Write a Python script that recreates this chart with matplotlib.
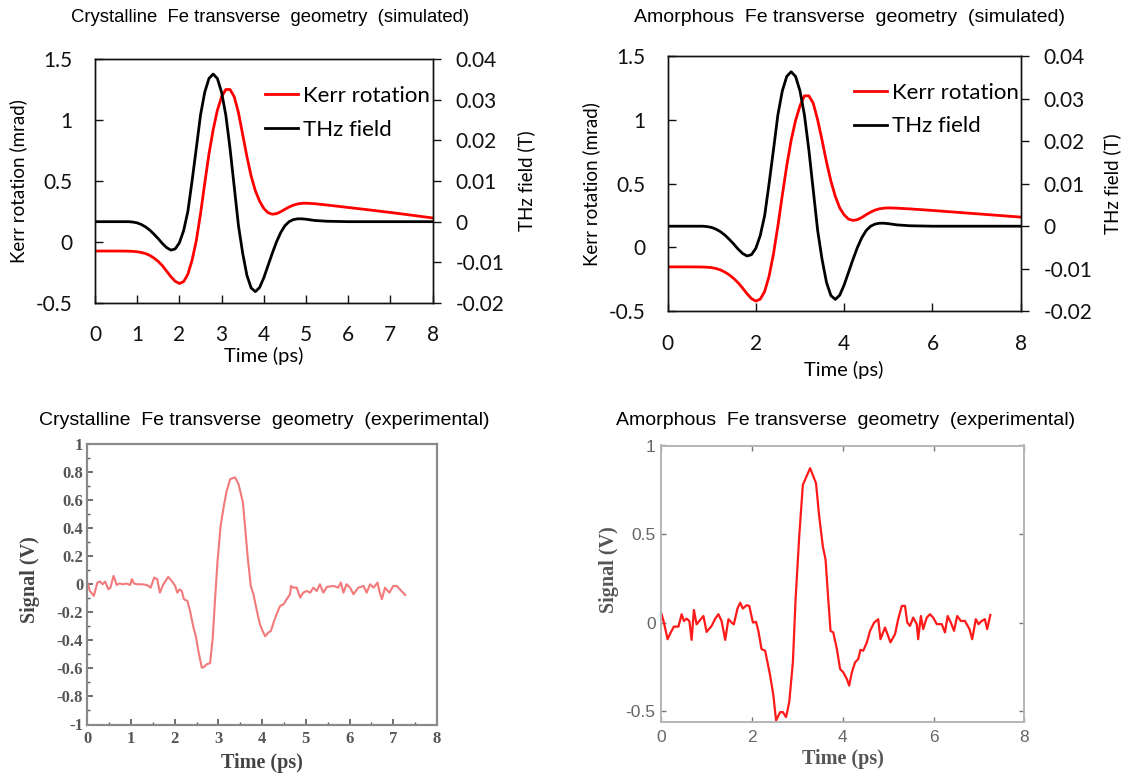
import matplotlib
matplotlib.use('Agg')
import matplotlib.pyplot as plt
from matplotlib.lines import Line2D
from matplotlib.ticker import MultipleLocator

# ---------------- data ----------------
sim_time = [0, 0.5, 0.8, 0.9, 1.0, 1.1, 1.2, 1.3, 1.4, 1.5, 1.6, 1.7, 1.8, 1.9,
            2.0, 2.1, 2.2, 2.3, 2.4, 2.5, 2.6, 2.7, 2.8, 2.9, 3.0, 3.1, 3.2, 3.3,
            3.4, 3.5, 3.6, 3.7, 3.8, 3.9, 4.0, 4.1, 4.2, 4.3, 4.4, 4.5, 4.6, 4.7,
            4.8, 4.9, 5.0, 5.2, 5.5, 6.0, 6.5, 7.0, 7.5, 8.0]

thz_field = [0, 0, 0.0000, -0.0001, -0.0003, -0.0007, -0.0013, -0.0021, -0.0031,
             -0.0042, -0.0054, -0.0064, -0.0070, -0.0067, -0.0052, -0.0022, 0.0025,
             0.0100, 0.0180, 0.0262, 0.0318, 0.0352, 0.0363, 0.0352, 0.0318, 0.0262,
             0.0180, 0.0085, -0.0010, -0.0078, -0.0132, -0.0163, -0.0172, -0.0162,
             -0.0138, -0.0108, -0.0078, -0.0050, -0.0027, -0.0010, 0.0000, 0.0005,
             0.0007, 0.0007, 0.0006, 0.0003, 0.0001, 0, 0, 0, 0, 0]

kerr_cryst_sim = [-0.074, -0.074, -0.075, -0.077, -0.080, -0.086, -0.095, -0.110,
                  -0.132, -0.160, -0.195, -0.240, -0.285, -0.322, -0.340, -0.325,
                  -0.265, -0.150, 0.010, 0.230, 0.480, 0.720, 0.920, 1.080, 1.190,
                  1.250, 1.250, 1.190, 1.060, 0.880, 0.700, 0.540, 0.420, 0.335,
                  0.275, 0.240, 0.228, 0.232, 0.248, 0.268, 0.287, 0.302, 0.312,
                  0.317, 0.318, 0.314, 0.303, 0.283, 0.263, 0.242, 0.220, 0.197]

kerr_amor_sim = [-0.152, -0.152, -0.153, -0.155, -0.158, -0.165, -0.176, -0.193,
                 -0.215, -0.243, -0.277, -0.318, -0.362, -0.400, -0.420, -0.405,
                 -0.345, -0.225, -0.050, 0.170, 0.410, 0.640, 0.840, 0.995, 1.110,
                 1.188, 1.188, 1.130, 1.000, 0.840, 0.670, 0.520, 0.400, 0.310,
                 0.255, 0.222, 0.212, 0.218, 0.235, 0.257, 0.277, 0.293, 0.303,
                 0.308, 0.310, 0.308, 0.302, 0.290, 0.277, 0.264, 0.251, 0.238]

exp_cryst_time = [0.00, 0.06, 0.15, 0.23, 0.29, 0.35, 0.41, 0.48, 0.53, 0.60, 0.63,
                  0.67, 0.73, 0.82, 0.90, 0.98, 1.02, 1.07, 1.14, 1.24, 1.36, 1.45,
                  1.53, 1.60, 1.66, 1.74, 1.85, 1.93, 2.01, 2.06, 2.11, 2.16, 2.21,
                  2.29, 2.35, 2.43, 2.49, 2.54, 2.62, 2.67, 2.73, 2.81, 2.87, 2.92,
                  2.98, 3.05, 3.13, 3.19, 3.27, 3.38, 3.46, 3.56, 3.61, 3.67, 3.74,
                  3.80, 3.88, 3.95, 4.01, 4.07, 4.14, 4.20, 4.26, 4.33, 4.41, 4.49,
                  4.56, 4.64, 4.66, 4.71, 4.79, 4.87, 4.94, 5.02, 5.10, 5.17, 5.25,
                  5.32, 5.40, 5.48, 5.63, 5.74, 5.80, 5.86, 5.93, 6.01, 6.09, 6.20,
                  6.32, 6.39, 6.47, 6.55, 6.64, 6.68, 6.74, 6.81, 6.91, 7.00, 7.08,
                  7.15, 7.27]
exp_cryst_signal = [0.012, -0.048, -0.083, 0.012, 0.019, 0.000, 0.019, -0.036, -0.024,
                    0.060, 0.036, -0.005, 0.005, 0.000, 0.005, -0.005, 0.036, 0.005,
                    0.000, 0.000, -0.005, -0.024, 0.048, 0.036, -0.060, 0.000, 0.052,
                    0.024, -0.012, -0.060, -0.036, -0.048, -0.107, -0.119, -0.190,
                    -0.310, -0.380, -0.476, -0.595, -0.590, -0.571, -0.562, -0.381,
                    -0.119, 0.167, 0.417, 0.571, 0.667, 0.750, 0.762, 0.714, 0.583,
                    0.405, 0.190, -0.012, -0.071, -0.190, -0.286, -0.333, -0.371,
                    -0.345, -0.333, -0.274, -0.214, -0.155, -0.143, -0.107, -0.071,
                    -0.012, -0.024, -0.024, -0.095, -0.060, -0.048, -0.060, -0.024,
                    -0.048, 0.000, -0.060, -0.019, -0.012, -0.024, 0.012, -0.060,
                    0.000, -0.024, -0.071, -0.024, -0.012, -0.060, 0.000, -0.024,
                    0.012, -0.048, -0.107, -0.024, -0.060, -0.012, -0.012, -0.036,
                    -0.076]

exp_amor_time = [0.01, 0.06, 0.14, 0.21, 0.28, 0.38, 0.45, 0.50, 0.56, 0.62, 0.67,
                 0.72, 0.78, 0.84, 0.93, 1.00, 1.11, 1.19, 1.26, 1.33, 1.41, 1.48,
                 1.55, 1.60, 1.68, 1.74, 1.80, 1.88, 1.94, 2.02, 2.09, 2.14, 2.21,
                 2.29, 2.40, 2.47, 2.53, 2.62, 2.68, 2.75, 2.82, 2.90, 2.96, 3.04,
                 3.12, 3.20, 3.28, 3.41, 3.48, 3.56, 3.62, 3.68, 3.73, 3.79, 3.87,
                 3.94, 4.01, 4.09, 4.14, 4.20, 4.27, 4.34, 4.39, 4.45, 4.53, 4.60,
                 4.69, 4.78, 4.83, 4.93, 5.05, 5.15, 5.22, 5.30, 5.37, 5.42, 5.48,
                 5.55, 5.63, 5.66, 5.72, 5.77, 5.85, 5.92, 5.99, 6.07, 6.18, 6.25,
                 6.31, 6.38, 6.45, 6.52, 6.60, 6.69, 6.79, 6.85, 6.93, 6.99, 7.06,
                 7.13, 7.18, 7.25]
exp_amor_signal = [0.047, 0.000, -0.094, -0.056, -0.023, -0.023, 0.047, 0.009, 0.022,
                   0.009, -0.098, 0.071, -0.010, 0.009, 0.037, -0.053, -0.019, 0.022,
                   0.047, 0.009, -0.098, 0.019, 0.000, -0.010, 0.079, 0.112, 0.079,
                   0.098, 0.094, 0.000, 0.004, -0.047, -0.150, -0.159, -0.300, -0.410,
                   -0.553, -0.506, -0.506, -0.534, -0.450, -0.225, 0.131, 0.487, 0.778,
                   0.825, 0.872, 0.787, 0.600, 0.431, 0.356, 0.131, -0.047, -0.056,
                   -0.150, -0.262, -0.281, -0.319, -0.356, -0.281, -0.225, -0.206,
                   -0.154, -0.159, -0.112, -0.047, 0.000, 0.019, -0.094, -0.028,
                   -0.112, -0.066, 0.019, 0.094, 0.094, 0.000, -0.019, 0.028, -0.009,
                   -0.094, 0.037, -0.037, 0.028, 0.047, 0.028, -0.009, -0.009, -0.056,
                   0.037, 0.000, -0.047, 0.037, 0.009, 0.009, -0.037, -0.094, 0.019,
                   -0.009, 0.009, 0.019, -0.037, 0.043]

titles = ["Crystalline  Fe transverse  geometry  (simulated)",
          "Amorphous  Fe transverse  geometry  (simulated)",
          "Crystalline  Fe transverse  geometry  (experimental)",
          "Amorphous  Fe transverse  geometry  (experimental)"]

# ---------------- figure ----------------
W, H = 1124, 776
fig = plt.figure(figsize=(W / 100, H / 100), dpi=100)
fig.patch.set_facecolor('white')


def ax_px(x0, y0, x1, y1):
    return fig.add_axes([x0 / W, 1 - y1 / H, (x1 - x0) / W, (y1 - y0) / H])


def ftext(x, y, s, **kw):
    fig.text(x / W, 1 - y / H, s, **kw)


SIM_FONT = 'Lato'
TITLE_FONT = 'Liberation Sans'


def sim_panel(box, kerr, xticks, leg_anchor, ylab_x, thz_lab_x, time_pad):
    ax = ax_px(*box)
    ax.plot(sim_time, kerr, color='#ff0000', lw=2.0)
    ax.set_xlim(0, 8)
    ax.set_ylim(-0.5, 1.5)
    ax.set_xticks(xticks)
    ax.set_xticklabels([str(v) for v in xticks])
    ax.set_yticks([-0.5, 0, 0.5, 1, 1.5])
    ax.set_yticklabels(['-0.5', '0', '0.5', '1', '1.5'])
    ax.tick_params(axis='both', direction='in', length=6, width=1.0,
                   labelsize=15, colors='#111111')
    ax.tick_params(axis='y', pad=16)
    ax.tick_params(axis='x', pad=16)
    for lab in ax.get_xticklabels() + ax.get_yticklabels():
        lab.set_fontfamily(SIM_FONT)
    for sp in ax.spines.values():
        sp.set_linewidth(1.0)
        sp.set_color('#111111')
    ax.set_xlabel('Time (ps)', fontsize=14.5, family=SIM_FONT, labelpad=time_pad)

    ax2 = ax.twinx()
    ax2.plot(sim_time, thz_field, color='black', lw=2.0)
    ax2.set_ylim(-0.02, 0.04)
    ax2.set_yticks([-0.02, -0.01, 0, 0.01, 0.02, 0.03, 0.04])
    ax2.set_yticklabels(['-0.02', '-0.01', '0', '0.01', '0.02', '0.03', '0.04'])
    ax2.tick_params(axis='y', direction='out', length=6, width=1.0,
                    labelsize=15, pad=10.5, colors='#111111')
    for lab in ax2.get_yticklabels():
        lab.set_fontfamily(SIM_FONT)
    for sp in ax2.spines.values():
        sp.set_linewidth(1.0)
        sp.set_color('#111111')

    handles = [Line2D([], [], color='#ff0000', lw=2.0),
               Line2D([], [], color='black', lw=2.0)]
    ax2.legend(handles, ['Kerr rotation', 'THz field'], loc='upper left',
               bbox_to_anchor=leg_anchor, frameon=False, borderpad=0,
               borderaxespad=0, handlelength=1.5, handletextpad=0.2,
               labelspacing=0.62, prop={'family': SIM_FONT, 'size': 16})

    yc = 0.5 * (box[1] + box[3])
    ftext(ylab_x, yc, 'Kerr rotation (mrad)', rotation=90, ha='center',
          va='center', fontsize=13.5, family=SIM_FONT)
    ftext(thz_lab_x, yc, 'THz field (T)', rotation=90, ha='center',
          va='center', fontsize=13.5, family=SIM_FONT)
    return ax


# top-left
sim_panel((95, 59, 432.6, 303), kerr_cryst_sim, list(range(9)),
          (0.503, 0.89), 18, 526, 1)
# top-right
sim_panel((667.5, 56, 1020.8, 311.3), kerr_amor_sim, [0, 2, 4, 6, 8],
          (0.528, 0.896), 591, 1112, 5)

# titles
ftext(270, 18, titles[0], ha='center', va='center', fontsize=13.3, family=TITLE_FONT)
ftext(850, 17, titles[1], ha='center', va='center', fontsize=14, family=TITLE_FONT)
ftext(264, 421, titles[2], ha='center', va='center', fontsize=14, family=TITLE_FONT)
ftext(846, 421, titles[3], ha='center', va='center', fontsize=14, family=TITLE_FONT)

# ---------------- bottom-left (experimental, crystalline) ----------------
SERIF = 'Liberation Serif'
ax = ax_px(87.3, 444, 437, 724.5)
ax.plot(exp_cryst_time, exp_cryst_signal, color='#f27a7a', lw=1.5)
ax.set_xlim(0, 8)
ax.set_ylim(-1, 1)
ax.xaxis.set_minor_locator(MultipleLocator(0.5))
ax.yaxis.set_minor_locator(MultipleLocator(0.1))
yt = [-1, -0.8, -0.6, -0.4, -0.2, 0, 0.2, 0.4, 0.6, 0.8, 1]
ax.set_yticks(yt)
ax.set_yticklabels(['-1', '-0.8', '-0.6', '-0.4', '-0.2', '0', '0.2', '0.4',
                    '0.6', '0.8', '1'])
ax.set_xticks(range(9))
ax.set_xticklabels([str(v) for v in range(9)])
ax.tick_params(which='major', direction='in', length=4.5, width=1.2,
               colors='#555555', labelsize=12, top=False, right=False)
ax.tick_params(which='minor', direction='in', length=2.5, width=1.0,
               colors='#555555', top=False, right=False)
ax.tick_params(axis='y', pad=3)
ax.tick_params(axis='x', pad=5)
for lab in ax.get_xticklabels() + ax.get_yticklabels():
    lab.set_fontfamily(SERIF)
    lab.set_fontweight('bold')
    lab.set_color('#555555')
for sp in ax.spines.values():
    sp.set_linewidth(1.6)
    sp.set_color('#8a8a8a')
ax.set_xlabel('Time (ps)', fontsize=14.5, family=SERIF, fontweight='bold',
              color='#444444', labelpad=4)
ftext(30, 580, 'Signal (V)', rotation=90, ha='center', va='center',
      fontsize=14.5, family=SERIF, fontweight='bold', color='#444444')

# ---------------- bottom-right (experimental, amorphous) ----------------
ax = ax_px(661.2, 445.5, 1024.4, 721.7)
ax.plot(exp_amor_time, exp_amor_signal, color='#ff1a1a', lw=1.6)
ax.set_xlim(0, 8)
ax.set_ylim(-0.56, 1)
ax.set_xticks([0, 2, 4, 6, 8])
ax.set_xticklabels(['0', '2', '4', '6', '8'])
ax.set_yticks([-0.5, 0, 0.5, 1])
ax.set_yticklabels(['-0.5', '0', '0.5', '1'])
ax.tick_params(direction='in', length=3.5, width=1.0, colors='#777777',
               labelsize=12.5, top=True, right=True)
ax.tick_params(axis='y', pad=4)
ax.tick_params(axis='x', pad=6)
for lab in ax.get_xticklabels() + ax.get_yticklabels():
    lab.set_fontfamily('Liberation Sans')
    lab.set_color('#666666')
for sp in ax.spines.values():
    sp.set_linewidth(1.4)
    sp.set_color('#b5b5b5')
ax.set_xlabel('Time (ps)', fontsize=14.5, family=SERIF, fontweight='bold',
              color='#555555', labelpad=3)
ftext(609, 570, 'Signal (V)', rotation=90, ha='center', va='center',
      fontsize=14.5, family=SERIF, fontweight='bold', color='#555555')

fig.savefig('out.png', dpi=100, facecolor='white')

▶ Instructions to follow:
Set down again, exactly, the lines of the material above from its first line to the one with "0.0007, 0.0007, 0.0006, 0.0003, 0.0001, 0, 0, 0, 0, 0]", inclusive. Leave the pictures out.

▶ The response:
Write a Python script that recreates this chart with matplotlib.
import matplotlib
matplotlib.use('Agg')
import matplotlib.pyplot as plt
from matplotlib.lines import Line2D
from matplotlib.ticker import MultipleLocator

# ---------------- data ----------------
sim_time = [0, 0.5, 0.8, 0.9, 1.0, 1.1, 1.2, 1.3, 1.4, 1.5, 1.6, 1.7, 1.8, 1.9,
            2.0, 2.1, 2.2, 2.3, 2.4, 2.5, 2.6, 2.7, 2.8, 2.9, 3.0, 3.1, 3.2, 3.3,
            3.4, 3.5, 3.6, 3.7, 3.8, 3.9, 4.0, 4.1, 4.2, 4.3, 4.4, 4.5, 4.6, 4.7,
            4.8, 4.9, 5.0, 5.2, 5.5, 6.0, 6.5, 7.0, 7.5, 8.0]

thz_field = [0, 0, 0.0000, -0.0001, -0.0003, -0.0007, -0.0013, -0.0021, -0.0031,
             -0.0042, -0.0054, -0.0064, -0.0070, -0.0067, -0.0052, -0.0022, 0.0025,
             0.0100, 0.0180, 0.0262, 0.0318, 0.0352, 0.0363, 0.0352, 0.0318, 0.0262,
             0.0180, 0.0085, -0.0010, -0.0078, -0.0132, -0.0163, -0.0172, -0.0162,
             -0.0138, -0.0108, -0.0078, -0.0050, -0.0027, -0.0010, 0.0000, 0.0005,
             0.0007, 0.0007, 0.0006, 0.0003, 0.0001, 0, 0, 0, 0, 0]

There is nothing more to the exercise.